# Problem to solve:
Return the full listing exactly as it is written.

[Begin Supplied material]

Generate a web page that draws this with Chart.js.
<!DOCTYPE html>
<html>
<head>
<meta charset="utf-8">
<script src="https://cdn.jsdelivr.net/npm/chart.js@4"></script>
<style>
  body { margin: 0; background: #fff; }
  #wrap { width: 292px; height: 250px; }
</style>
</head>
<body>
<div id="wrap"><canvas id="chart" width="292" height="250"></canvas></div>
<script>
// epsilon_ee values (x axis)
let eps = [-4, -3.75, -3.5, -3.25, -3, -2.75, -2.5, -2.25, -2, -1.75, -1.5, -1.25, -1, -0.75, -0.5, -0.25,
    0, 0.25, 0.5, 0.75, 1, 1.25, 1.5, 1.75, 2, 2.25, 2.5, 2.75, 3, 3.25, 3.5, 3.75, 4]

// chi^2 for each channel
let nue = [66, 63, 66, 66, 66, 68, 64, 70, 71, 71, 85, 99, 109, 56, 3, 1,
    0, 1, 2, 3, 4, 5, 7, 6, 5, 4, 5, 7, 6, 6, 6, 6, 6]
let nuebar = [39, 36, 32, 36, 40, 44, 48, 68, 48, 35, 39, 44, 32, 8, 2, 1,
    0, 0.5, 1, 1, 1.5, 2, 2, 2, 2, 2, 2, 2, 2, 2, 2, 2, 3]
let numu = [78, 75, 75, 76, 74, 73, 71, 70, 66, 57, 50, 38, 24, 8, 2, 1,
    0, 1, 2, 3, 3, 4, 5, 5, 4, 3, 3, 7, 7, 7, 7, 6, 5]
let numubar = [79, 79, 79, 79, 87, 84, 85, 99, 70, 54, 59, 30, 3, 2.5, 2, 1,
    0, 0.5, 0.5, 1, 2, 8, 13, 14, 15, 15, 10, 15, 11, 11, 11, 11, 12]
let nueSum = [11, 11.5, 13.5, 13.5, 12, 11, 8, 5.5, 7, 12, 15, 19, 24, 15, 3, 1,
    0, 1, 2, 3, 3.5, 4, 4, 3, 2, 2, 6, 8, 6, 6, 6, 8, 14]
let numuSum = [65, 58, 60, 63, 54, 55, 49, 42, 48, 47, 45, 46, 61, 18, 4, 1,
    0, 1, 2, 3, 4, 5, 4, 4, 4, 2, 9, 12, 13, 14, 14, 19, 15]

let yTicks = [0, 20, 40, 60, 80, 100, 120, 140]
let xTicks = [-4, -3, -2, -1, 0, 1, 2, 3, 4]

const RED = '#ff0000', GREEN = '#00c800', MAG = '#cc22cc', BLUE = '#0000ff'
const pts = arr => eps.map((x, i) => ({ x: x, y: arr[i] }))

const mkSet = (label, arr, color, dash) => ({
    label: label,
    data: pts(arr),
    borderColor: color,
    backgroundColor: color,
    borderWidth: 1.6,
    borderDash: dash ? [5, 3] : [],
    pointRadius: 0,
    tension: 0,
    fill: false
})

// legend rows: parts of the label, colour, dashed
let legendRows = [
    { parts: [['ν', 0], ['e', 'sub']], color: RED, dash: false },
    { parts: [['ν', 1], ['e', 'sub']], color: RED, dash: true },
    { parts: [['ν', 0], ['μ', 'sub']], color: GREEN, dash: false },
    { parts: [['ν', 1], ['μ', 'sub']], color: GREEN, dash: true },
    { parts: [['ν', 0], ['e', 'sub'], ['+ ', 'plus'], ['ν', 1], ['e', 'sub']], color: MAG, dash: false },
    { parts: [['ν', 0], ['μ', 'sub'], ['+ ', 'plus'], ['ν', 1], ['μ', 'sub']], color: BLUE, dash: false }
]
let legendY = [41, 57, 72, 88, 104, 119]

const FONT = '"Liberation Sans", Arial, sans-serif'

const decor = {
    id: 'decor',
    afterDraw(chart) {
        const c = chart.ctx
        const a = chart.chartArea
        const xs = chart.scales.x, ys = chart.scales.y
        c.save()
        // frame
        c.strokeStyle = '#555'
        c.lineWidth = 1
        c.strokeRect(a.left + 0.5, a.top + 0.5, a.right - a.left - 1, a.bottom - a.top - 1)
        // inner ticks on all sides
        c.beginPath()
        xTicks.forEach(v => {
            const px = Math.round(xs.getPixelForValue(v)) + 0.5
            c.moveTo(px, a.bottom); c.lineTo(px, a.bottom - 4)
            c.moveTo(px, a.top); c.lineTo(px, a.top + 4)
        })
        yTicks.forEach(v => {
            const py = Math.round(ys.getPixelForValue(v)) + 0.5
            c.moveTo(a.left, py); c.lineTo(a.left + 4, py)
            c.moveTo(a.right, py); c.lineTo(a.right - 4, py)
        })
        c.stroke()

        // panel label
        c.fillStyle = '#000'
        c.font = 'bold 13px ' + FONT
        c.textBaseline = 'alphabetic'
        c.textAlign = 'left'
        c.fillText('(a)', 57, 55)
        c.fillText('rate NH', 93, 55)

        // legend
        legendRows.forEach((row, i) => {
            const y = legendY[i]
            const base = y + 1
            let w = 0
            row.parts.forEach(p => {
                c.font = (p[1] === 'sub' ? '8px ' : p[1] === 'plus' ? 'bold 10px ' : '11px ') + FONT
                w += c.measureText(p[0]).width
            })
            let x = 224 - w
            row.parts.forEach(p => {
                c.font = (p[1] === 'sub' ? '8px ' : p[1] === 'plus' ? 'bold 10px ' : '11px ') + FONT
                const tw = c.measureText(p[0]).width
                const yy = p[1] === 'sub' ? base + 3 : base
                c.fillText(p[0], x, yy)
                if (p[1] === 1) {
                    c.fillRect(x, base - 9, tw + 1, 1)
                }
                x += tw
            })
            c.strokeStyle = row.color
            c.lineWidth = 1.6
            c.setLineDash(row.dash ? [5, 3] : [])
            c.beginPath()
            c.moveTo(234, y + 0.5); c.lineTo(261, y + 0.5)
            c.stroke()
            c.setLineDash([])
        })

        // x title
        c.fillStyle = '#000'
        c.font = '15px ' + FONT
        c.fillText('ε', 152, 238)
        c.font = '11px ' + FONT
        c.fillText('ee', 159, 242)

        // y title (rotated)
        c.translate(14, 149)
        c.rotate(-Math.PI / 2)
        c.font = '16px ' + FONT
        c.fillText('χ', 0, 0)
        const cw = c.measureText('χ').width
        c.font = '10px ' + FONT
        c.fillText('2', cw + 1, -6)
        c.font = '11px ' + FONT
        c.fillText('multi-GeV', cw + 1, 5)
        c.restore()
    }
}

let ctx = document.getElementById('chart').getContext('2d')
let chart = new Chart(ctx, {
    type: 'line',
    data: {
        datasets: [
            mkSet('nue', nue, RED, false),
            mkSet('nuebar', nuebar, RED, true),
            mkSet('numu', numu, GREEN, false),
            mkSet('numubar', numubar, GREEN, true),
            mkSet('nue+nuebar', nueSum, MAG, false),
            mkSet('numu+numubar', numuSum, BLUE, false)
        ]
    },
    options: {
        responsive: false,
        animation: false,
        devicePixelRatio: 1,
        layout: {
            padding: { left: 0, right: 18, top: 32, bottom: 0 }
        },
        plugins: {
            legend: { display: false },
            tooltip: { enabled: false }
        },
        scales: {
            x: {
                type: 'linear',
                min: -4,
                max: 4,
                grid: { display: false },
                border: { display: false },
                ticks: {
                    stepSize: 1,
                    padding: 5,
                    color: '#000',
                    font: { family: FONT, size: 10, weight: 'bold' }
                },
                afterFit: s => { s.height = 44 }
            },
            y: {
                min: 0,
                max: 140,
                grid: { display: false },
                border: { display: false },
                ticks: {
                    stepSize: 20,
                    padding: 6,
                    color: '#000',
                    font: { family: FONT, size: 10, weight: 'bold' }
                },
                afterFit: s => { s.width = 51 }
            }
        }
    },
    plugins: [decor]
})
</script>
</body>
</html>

[End Supplied material]

# Output below:
Generate a web page that draws this with Chart.js.
<!DOCTYPE html>
<html>
<head>
<meta charset="utf-8">
<script src="https://cdn.jsdelivr.net/npm/chart.js@4"></script>
<style>
  body { margin: 0; background: #fff; }
  #wrap { width: 292px; height: 250px; }
</style>
</head>
<body>
<div id="wrap"><canvas id="chart" width="292" height="250"></canvas></div>
<script>
// epsilon_ee values (x axis)
let eps = [-4, -3.75, -3.5, -3.25, -3, -2.75, -2.5, -2.25, -2, -1.75, -1.5, -1.25, -1, -0.75, -0.5, -0.25,
    0, 0.25, 0.5, 0.75, 1, 1.25, 1.5, 1.75, 2, 2.25, 2.5, 2.75, 3, 3.25, 3.5, 3.75, 4]

// chi^2 for each channel
let nue = [66, 63, 66, 66, 66, 68, 64, 70, 71, 71, 85, 99, 109, 56, 3, 1,
    0, 1, 2, 3, 4, 5, 7, 6, 5, 4, 5, 7, 6, 6, 6, 6, 6]
let nuebar = [39, 36, 32, 36, 40, 44, 48, 68, 48, 35, 39, 44, 32, 8, 2, 1,
    0, 0.5, 1, 1, 1.5, 2, 2, 2, 2, 2, 2, 2, 2, 2, 2, 2, 3]
let numu = [78, 75, 75, 76, 74, 73, 71, 70, 66, 57, 50, 38, 24, 8, 2, 1,
    0, 1, 2, 3, 3, 4, 5, 5, 4, 3, 3, 7, 7, 7, 7, 6, 5]
let numubar = [79, 79, 79, 79, 87, 84, 85, 99, 70, 54, 59, 30, 3, 2.5, 2, 1,
    0, 0.5, 0.5, 1, 2, 8, 13, 14, 15, 15, 10, 15, 11, 11, 11, 11, 12]
let nueSum = [11, 11.5, 13.5, 13.5, 12, 11, 8, 5.5, 7, 12, 15, 19, 24, 15, 3, 1,
    0, 1, 2, 3, 3.5, 4, 4, 3, 2, 2, 6, 8, 6, 6, 6, 8, 14]
let numuSum = [65, 58, 60, 63, 54, 55, 49, 42, 48, 47, 45, 46, 61, 18, 4, 1,
    0, 1, 2, 3, 4, 5, 4, 4, 4, 2, 9, 12, 13, 14, 14, 19, 15]

let yTicks = [0, 20, 40, 60, 80, 100, 120, 140]
let xTicks = [-4, -3, -2, -1, 0, 1, 2, 3, 4]

const RED = '#ff0000', GREEN = '#00c800', MAG = '#cc22cc', BLUE = '#0000ff'
const pts = arr => eps.map((x, i) => ({ x: x, y: arr[i] }))

const mkSet = (label, arr, color, dash) => ({
    label: label,
    data: pts(arr),
    borderColor: color,
    backgroundColor: color,
    borderWidth: 1.6,
    borderDash: dash ? [5, 3] : [],
    pointRadius: 0,
    tension: 0,
    fill: false
})

// legend rows: parts of the label, colour, dashed
let legendRows = [
    { parts: [['ν', 0], ['e', 'sub']], color: RED, dash: false },
    { parts: [['ν', 1], ['e', 'sub']], color: RED, dash: true },
    { parts: [['ν', 0], ['μ', 'sub']], color: GREEN, dash: false },
    { parts: [['ν', 1], ['μ', 'sub']], color: GREEN, dash: true },
    { parts: [['ν', 0], ['e', 'sub'], ['+ ', 'plus'], ['ν', 1], ['e', 'sub']], color: MAG, dash: false },
    { parts: [['ν', 0], ['μ', 'sub'], ['+ ', 'plus'], ['ν', 1], ['μ', 'sub']], color: BLUE, dash: false }
]
let legendY = [41, 57, 72, 88, 104, 119]

const FONT = '"Liberation Sans", Arial, sans-serif'

const decor = {
    id: 'decor',
    afterDraw(chart) {
        const c = chart.ctx
        const a = chart.chartArea
        const xs = chart.scales.x, ys = chart.scales.y
        c.save()
        // frame
        c.strokeStyle = '#555'
        c.lineWidth = 1
        c.strokeRect(a.left + 0.5, a.top + 0.5, a.right - a.left - 1, a.bottom - a.top - 1)
        // inner ticks on all sides
        c.beginPath()
        xTicks.forEach(v => {
            const px = Math.round(xs.getPixelForValue(v)) + 0.5
            c.moveTo(px, a.bottom); c.lineTo(px, a.bottom - 4)
            c.moveTo(px, a.top); c.lineTo(px, a.top + 4)
        })
        yTicks.forEach(v => {
            const py = Math.round(ys.getPixelForValue(v)) + 0.5
            c.moveTo(a.left, py); c.lineTo(a.left + 4, py)
            c.moveTo(a.right, py); c.lineTo(a.right - 4, py)
        })
        c.stroke()

        // panel label
        c.fillStyle = '#000'
        c.font = 'bold 13px ' + FONT
        c.textBaseline = 'alphabetic'
        c.textAlign = 'left'
        c.fillText('(a)', 57, 55)
        c.fillText('rate NH', 93, 55)

        // legend
        legendRows.forEach((row, i) => {
            const y = legendY[i]
            const base = y + 1
            let w = 0
            row.parts.forEach(p => {
                c.font = (p[1] === 'sub' ? '8px ' : p[1] === 'plus' ? 'bold 10px ' : '11px ') + FONT
                w += c.measureText(p[0]).width
            })
            let x = 224 - w
            row.parts.forEach(p => {
                c.font = (p[1] === 'sub' ? '8px ' : p[1] === 'plus' ? 'bold 10px ' : '11px ') + FONT
                const tw = c.measureText(p[0]).width
                const yy = p[1] === 'sub' ? base + 3 : base
                c.fillText(p[0], x, yy)
                if (p[1] === 1) {
                    c.fillRect(x, base - 9, tw + 1, 1)
                }
                x += tw
            })
            c.strokeStyle = row.color
            c.lineWidth = 1.6
            c.setLineDash(row.dash ? [5, 3] : [])
            c.beginPath()
            c.moveTo(234, y + 0.5); c.lineTo(261, y + 0.5)
            c.stroke()
            c.setLineDash([])
        })

        // x title
        c.fillStyle = '#000'
        c.font = '15px ' + FONT
        c.fillText('ε', 152, 238)
        c.font = '11px ' + FONT
        c.fillText('ee', 159, 242)

        // y title (rotated)
        c.translate(14, 149)
        c.rotate(-Math.PI / 2)
        c.font = '16px ' + FONT
        c.fillText('χ', 0, 0)
        const cw = c.measureText('χ').width
        c.font = '10px ' + FONT
        c.fillText('2', cw + 1, -6)
        c.font = '11px ' + FONT
        c.fillText('multi-GeV', cw + 1, 5)
        c.restore()
    }
}

let ctx = document.getElementById('chart').getContext('2d')
let chart = new Chart(ctx, {
    type: 'line',
    data: {
        datasets: [
            mkSet('nue', nue, RED, false),
            mkSet('nuebar', nuebar, RED, true),
            mkSet('numu', numu, GREEN, false),
            mkSet('numubar', numubar, GREEN, true),
            mkSet('nue+nuebar', nueSum, MAG, false),
            mkSet('numu+numubar', numuSum, BLUE, false)
        ]
    },
    options: {
        responsive: false,
        animation: false,
        devicePixelRatio: 1,
        layout: {
            padding: { left: 0, right: 18, top: 32, bottom: 0 }
        },
        plugins: {
            legend: { display: false },
            tooltip: { enabled: false }
        },
        scales: {
            x: {
                type: 'linear',
                min: -4,
                max: 4,
                grid: { display: false },
                border: { display: false },
                ticks: {
                    stepSize: 1,
                    padding: 5,
                    color: '#000',
                    font: { family: FONT, size: 10, weight: 'bold' }
                },
                afterFit: s => { s.height = 44 }
            },
            y: {
                min: 0,
                max: 140,
                grid: { display: false },
                border: { display: false },
                ticks: {
                    stepSize: 20,
                    padding: 6,
                    color: '#000',
                    font: { family: FONT, size: 10, weight: 'bold' }
                },
                afterFit: s => { s.width = 51 }
            }
        }
    },
    plugins: [decor]
})
</script>
</body>
</html>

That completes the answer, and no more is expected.